After the initial astonishment from the collision, the finger-pointing between the operators of the satellites in the United States and the Russian Federation began. The Russian Federation was quick to point out that Cosmos 2251 was a derelict satellite incapable of maneuvering, and it correctly asserted that it did not have an obligation under international law to dispose of Cosmos 2251 after it became derelict.  The Russian Federation then placed fault for the incident on Iridium LLC’s failure to maneuver their spacecraft so as to avoid the collision.  For its part Iridium LLC made the contention that it did not have any obligation to avoid the collision even if was aware that such a collision would occur.
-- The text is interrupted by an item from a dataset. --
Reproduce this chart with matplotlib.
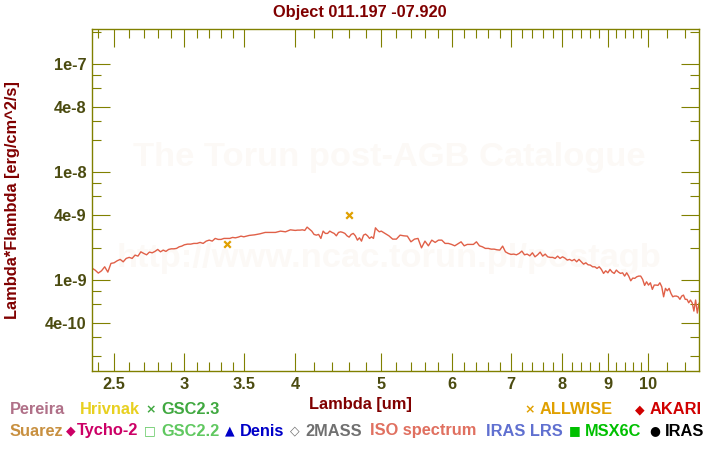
"""SED plot for object 011.197 -07.920 (Torun post-AGB catalogue style)."""
import matplotlib
matplotlib.use("Agg")
import matplotlib.pyplot as plt
from matplotlib.ticker import FixedLocator, NullFormatter

# ISO spectrum: wavelength [um] and lambda*F_lambda [1e-9 erg/cm^2/s]
iso_wave = [
    2.36, 2.38, 2.40, 2.42, 2.44, 2.46, 2.48, 2.50, 2.52, 2.54, 2.56, 2.58,
    2.60, 2.62, 2.64, 2.66, 2.68, 2.70, 2.72, 2.74, 2.76, 2.78, 2.80, 2.82,
    2.84, 2.86, 2.88, 2.90, 2.92, 2.94, 2.96, 2.98, 3.00,
    3.025, 3.05, 3.075, 3.10, 3.125, 3.15, 3.175, 3.20, 3.225, 3.25, 3.275,
    3.30, 3.325, 3.35, 3.375, 3.40, 3.425, 3.45, 3.475, 3.50, 3.55, 3.60,
    3.65, 3.70, 3.75, 3.80, 3.85, 3.90, 3.95, 4.00,
    4.025, 4.05, 4.075, 4.10, 4.125, 4.15, 4.175, 4.20, 4.225, 4.25, 4.275,
    4.30, 4.325, 4.35, 4.375, 4.40, 4.425, 4.45, 4.475, 4.50, 4.525, 4.55,
    4.575, 4.60, 4.625, 4.65, 4.675, 4.70, 4.725, 4.75, 4.775, 4.80, 4.825,
    4.85, 4.875, 4.90, 4.925, 4.95, 4.975, 5.00,
    5.05, 5.10, 5.15, 5.20, 5.25, 5.30, 5.35, 5.40, 5.45, 5.50, 5.55, 5.60,
    5.65, 5.70, 5.75, 5.80, 5.85, 5.90, 5.95, 6.00,
    6.05, 6.10, 6.15, 6.20, 6.25, 6.30, 6.35, 6.40, 6.45, 6.50, 6.55, 6.60,
    6.65, 6.70, 6.75, 6.80, 6.85, 6.90, 6.95, 7.00, 7.05, 7.10, 7.15, 7.20,
    7.25, 7.30, 7.35, 7.40, 7.45, 7.50, 7.55, 7.60, 7.65, 7.70, 7.75, 7.80,
    7.85, 7.90, 7.95, 8.00,
    8.05, 8.10, 8.15, 8.20, 8.25, 8.30, 8.35, 8.40, 8.45, 8.50, 8.55, 8.60,
    8.65, 8.70, 8.75, 8.80, 8.85, 8.90, 8.95, 9.00, 9.05, 9.10, 9.15, 9.20,
    9.25, 9.30, 9.35, 9.40, 9.45, 9.50, 9.55, 9.60, 9.65, 9.70, 9.75, 9.80,
    9.85, 9.90, 9.95, 10.00, 10.05, 10.10, 10.15, 10.20, 10.25, 10.30, 10.35,
    10.40, 10.45, 10.50, 10.55, 10.60, 10.65, 10.70, 10.75, 10.80, 10.85,
    10.90, 10.95, 11.00, 11.05, 11.10, 11.15, 11.20, 11.25, 11.30, 11.35,
    11.40,
]
iso_flux = [
    1.292, 1.238, 1.161, 1.219, 1.328, 1.186, 1.428, 1.446, 1.509, 1.555,
    1.477, 1.588, 1.623, 1.588, 1.704, 1.668, 1.828, 1.767, 1.715, 1.816,
    1.790, 1.844, 1.924, 1.828, 1.896, 1.844, 1.924, 1.949, 1.949, 1.966,
    2.034, 2.065, 2.123,
    2.154, 2.154, 2.187, 2.187, 2.234, 2.187, 2.297, 2.346, 2.297, 2.433,
    2.382, 2.382, 2.433, 2.433, 2.433, 2.485, 2.464, 2.501, 2.555, 2.517,
    2.594, 2.627, 2.684, 2.765, 2.765, 2.765, 2.843, 2.801, 2.923, 2.885,
    2.904, 2.904, 2.923, 2.885, 3.096, 2.967, 2.843, 2.649, 2.610, 2.649,
    2.433, 2.843, 2.707, 2.707, 2.843, 2.765, 2.707, 2.572, 2.765, 2.801,
    2.765, 2.707, 2.572, 2.501, 2.649, 2.707, 2.572, 2.346, 2.464, 2.297,
    2.610, 2.667, 2.572, 2.433, 2.517, 2.433, 3.051, 2.904, 2.801, 2.843,
    2.707, 2.572, 2.397, 2.397, 2.610, 2.572, 2.555, 2.263, 2.397, 2.433,
    1.991, 2.297, 2.078, 2.346, 2.234, 2.346, 2.346, 2.187, 2.187, 2.141,
    2.078, 2.168, 2.263, 2.078, 2.141, 2.141, 2.141, 2.263, 2.078, 2.034,
    1.966, 1.966, 1.936, 1.936, 1.909, 1.896, 2.065, 1.828, 1.767, 1.730,
    1.741, 1.715, 1.767, 1.856, 1.715, 1.741, 1.679, 1.790, 1.643, 1.715,
    1.816, 1.668, 1.741, 1.643, 1.623, 1.623, 1.588, 1.668, 1.588, 1.643,
    1.599, 1.532, 1.555, 1.509, 1.555, 1.477, 1.555, 1.477, 1.406, 1.446,
    1.386, 1.377, 1.328, 1.328, 1.283, 1.328, 1.256, 1.153, 1.219, 1.168,
    1.256, 1.186, 1.153, 1.238, 1.186, 1.153, 1.168, 1.089, 1.168, 1.089,
    0.985, 1.044, 1.037, 1.073, 1.089, 1.089, 1.015, 0.893, 0.964, 0.899,
    0.944, 0.820, 0.899, 0.899, 0.893, 0.944, 0.867, 0.700, 0.838, 0.796,
    0.838, 0.753, 0.700, 0.711, 0.711, 0.700, 0.663, 0.711, 0.726, 0.663,
    0.663, 0.616, 0.653, 0.616, 0.516, 0.653, 0.495, 0.609,
]
FLUX_UNIT = 1e-9

# ALLWISE photometry
wise_wave = [3.35, 4.60]
wise_flux = [2.15e-9, 3.97e-9]

XLIM = (2.361, 11.40)
YLIM = (1.437e-10, 2.123e-7)
x_major = [2.5, 3, 3.5, 4, 5, 6, 7, 8, 9, 10]
x_major_labels = ["2.5", "3", "3.5", "4", "5", "6", "7", "8", "9", "10"]
x_minor = ([2.4, 2.6, 2.7, 2.8, 2.9, 3.1, 3.2, 3.3, 3.4]
           + [4.2, 4.4, 4.6, 4.8, 5.2, 5.4, 5.6, 5.8, 6.2, 6.4, 6.6, 6.8,
              7.2, 7.4, 7.6, 7.8, 8.2, 8.4, 8.6, 8.8, 9.2, 9.4, 9.6, 9.8,
              10.5, 11])
y_major = [4e-10, 1e-9, 4e-9, 1e-8, 4e-8, 1e-7]
y_major_labels = ["4e-10", "1e-9", "4e-9", "1e-8", "4e-8", "1e-7"]
y_minor = [2e-10, 3e-10, 6e-10, 8e-10, 2e-9, 3e-9, 6e-9, 8e-9,
           2e-8, 3e-8, 6e-8, 8e-8, 2e-7]

# legend rows: (symbol, label, colour, symbol x px, text x px)
legend_row1 = [("", "Pereira", "#b07088", 0, 10),
               ("", "Hrivnak", "#e8d020", 0, 80),
               ("×", "GSC2.3", "#40a840", 151, 161),
               ("×", "ALLWISE", "#e0a000", 530, 540),
               ("◆", "AKARI", "#d00000", 640, 650)]
legend_row2 = [("", "Suarez", "#c89040", 0, 10),
               ("◆", "Tycho-2", "#cc0066", 71, 77),
               ("□", "GSC2.2", "#60c860", 150, 161),
               ("▲", "Denis", "#0000c8", 230, 240),
               ("◇", "2MASS", "#707070", 295, 305),
               ("", "ISO spectrum", "#e07060", 0, 370),
               ("", "IRAS LRS", "#6070d0", 0, 486),
               ("■", "MSX6C", "#00c000", 575, 585),
               ("●", "IRAS", "#000000", 655, 665)]

W, H = 720, 450
plt.rcParams.update({"font.family": ["Liberation Sans", "DejaVu Sans"],
                     "font.weight": "bold"})
OLIVE = "#808000"
TICKTXT = "#4b4b10"
DARKRED = "#800000"

fig = plt.figure(figsize=(W / 100, H / 100), dpi=100)
ax = fig.add_axes([92 / W, 1 - 371 / H, (699 - 92) / W, (371 - 29) / H])

# watermark
ax.text(0.49, 0.625, "The Torun post-AGB Catalogue", transform=ax.transAxes,
        ha="center", va="center", fontsize=24.8, fontweight="bold",
        color="#fcf9f6", zorder=0)
ax.text(0.49, 0.33, "http://www.ncac.torun.pl/postagb", transform=ax.transAxes,
        ha="center", va="center", fontsize=24.8, fontweight="bold",
        color="#fcf9f6", zorder=0)

ax.plot(iso_wave, [f * FLUX_UNIT for f in iso_flux], color="#e06048", lw=1.0,
        zorder=2)
ax.scatter(wise_wave, wise_flux, marker="x", s=22, color="#e0a000",
           linewidths=1.6, zorder=3)

ax.set_xscale("log")
ax.set_yscale("log")
ax.set_xlim(*XLIM)
ax.set_ylim(*YLIM)

ax.xaxis.set_major_locator(FixedLocator(x_major))
ax.xaxis.set_minor_locator(FixedLocator(x_minor))
ax.set_xticklabels(x_major_labels)
ax.xaxis.set_minor_formatter(NullFormatter())
ax.yaxis.set_major_locator(FixedLocator(y_major))
ax.yaxis.set_minor_locator(FixedLocator(y_minor))
ax.set_yticklabels(y_major_labels)
ax.yaxis.set_minor_formatter(NullFormatter())

ax.tick_params(which="both", direction="in", top=True, right=True,
               color=OLIVE, width=0.8)
ax.tick_params(which="major", length=13, pad=4, labelsize=11.8,
               labelcolor=TICKTXT)
ax.tick_params(which="minor", length=6.5)
for lab in ax.get_xticklabels() + ax.get_yticklabels():
    lab.set_fontweight("bold")
for sp in ax.spines.values():
    sp.set_color(OLIVE)
    sp.set_linewidth(1.0)

fig.text(0.5, 1 - 12 / H, "Object 011.197 -07.920", ha="center", va="center",
         fontsize=11.8, fontweight="bold", color=DARKRED)
fig.text(0.5, 1 - 404 / H, "Lambda [um]", ha="center", va="center",
         fontsize=11.8, fontweight="bold", color=DARKRED)
fig.text(13 / W, 1 - 200 / H, "Lambda*Flambda [erg/cm^2/s]", ha="center",
         va="center", rotation=90, fontsize=11.8, fontweight="bold",
         color=DARKRED)

for row, ypix in [(legend_row1, 410), (legend_row2, 431)]:
    for sym, lab, col, sx, tx in row:
        if sym:
            fig.text(sx / W, 1 - ypix / H, sym, ha="center", va="center",
                     fontsize=9, color=col, fontweight="bold",
                     family=["DejaVu Sans"])
        fig.text(tx / W, 1 - ypix / H, lab, ha="left", va="center",
                 fontsize=11.8, fontweight="bold", color=col)

fig.savefig("out.png", dpi=100)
In its wake the question was begged whether the second scenario of the Liability Convention would be invoked to recover compensation for the loss of either satellite.  Under the second scenario of the Liability Convention, which has never been tested, a fault liability standard applies whereby a State will be considered liable only if it can be shown that the damage caused was due to the fault of the State or States responsible for the launch of the space object.  This theory of liability is similar to the maritime law standard of comparative fault, whereby the percentage of fault and thus liability will be apportioned according to the negligence of each party involved to the aggregate liability.  Once the percentage of fault for each party is determined, the total amount of damages for the incident will be determined, and from that total each party will be apportioned its damages based on its percentage of fault.  However, the conflicting information leading up to the crash coupled with the lack of tracking data for that orbital section of outer space gave neither party sufficient evidence to meet the fault standard set by the second scenario.

GPS simulation of the Iridium 33/Cosmos 2251 collision (Credits:Varol Okan, Genti Ismaili).
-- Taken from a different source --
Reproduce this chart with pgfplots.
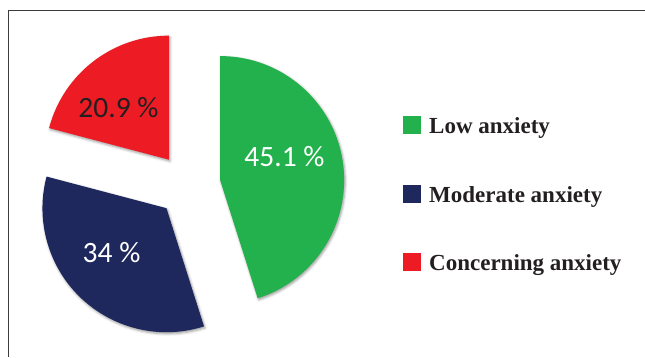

Even though the incident did not have a resolution under the Liability Convention, and international law in general, several positive results came about.  First, the collision brought the topic of orbital space debris and space situational awareness to the forefront and made the general public aware of the issue.  While awareness in of itself is not curative, it did give the issue much needed attention and was helpful to motivate actors who were otherwise complacent about space debris and space situational awareness in general

Secondly, the incident helped to foster cooperation among the space-faring nations in addressing the issue.  Most notably, the United States and the Russian Federation opened a dialogue to discuss the issue and take measures to prevent similar incidents in the future.  Probably the best example of this is the agreement the Russian Federation has with the United States via U.S. STRATCOM’s Joint Space Operations Center (JSpOC).  Under this agreement JSpOC shares orbital element data it obtains with the Russian Federation as well as other governmental and non-governmental organizations.  This relationship was exemplified when the JSpOC provided the Russian Federal Space Agency with orbital element and predictive data on its marooned probe Phobos-Grunt.  It is noteworthy that the arrangement JSpOC currently has with the Russian Federation and other countries was in the works prior to the Iridium/Cosmos collision; however, the collision epitomized the need for this cooperation and certainly influenced its final form.
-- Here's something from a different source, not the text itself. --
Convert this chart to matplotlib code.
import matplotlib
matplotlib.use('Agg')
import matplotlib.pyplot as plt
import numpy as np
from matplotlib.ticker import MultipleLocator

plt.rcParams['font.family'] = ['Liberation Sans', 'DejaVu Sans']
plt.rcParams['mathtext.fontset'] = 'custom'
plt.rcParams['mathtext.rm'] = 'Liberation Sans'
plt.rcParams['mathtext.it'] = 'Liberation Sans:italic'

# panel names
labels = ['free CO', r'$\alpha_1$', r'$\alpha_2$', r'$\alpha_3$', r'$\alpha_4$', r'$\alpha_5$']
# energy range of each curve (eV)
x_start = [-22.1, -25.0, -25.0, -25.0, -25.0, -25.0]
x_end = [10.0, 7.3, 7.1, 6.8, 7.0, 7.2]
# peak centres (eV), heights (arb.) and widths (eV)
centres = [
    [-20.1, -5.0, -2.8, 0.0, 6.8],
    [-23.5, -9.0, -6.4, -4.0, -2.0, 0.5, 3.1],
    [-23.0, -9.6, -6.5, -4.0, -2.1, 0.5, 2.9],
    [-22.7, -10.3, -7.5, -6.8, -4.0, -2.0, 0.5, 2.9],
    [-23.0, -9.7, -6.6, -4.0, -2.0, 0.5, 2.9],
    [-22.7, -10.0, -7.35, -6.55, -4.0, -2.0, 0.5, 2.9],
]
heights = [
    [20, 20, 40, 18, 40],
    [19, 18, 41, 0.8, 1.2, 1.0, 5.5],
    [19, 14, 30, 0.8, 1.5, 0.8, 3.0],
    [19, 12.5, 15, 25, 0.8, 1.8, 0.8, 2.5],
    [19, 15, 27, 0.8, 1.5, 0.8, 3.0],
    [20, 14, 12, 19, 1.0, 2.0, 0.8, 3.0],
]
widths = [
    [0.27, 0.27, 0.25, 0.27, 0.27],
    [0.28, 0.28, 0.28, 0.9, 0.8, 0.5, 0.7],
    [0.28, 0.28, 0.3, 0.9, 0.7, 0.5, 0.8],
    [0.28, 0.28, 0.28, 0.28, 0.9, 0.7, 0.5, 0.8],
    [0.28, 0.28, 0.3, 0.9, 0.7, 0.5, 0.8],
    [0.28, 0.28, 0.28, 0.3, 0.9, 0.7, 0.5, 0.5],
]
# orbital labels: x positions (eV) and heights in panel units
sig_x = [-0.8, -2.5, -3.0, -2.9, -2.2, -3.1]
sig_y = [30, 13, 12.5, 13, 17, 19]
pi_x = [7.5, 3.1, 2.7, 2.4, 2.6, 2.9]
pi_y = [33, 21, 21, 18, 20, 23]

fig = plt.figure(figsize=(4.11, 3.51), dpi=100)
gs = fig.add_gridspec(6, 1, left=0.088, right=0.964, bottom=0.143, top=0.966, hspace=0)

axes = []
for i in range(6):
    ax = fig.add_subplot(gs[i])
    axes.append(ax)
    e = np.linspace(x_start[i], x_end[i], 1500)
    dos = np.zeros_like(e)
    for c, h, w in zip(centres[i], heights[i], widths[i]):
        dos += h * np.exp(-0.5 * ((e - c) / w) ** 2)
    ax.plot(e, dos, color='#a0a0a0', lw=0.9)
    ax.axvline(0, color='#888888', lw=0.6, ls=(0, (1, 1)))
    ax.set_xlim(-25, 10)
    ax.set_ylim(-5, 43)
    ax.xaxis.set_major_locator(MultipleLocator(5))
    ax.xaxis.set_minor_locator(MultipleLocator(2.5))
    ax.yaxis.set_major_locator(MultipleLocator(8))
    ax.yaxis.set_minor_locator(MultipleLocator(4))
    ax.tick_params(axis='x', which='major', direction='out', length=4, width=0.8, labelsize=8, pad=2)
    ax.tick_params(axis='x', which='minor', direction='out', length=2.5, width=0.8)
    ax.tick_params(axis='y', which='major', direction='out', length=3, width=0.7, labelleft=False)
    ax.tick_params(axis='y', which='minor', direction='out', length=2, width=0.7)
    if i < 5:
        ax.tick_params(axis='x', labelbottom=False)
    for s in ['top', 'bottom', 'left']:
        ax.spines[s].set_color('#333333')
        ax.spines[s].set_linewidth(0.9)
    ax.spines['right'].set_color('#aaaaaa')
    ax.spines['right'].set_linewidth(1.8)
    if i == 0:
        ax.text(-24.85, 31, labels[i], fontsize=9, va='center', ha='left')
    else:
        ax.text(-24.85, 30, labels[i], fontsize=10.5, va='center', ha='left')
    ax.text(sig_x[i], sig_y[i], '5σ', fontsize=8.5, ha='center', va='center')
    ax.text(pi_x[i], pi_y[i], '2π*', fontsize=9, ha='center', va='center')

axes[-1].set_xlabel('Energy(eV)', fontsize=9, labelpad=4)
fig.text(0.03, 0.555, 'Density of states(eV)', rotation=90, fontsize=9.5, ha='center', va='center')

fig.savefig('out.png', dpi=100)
In spite of these beneficial outcomes, more still needs to be accomplished.  The issue of space debris and space situational awareness is one that needs to move forward in terms of understanding what is happening in the outer space environment.  While many of the space-faring nations have implemented guidelines to lessen the accumulation of space debris, there still remains a clear and present issue with space debris already in orbit.  Unfortunately,  politics, legalities and economics make the issue difficult to address.  However, if we remember anything on this anniversary of the collision between Iridium 33 and Cosmos 2251,  it is that the problem cannot be wished away and ignoring it will only make certain that another, perhaps more serious, incident will occur in the future.


About the author

Michael J. Listner


Michael is an attorney and the founder/principal of Space Law and Policy Solutions, which is a firm that counsels governmental and private organizations on matters relating to space law and policy, including issues surrounding space debris. Michael serves as the Vice-President of Legal Affairs for the International Space Safety Foundation and on January 1, 2013 assumed the role of President and CEO (Interim) for the ISSF. Michael formally served as Space Safety Magazine's Legal and Policy Editor and its General Counsel. Michael holds a Bachelor of Science (B.S.) in Computer Information Systems from Franklin Pierce University and obtained his Juris Doctorate (J.D.) from Regent University School of Law, and he is a member of the New Hampshire Bar. Michael can be contacted at michael.listner@spacesafetymagazine.com. Follow Michael on Twitter @ponder68.

One Response

  1. Verner Hornung

    If a requirement to de-orbit satellites reaching the end of their service lives is implemented, will we just be waiting for an incoming chunk to clock out a building on the ground? I can already hear the arguments about how vast Siberia and the Pacific Ocean are in comparison to populated areas. But then we wonder if we’re doing stuff in space perhaps better done on the ground. The geosynchronous satellite which provides episcopal telecommunications coverage can’t be repaired and usually doesn’t last as long as undersea cables and comparable microwave links on towers do. Apparent cost savings reflect the government space launch subsidy. We’ve seen wholesale abandonment of the latter for the former; even a call from Kansas City to St. Louis may go via satellite. Little thought touches on the huge quantities of non-renewable fossil fuels needed to achieve orbit in an endless growth mindset where energy efficiency ranks lower on priority lists than it should. There are certainly things we can do only from space. Is it wise, however, to put all our tech eggs in the basket up there?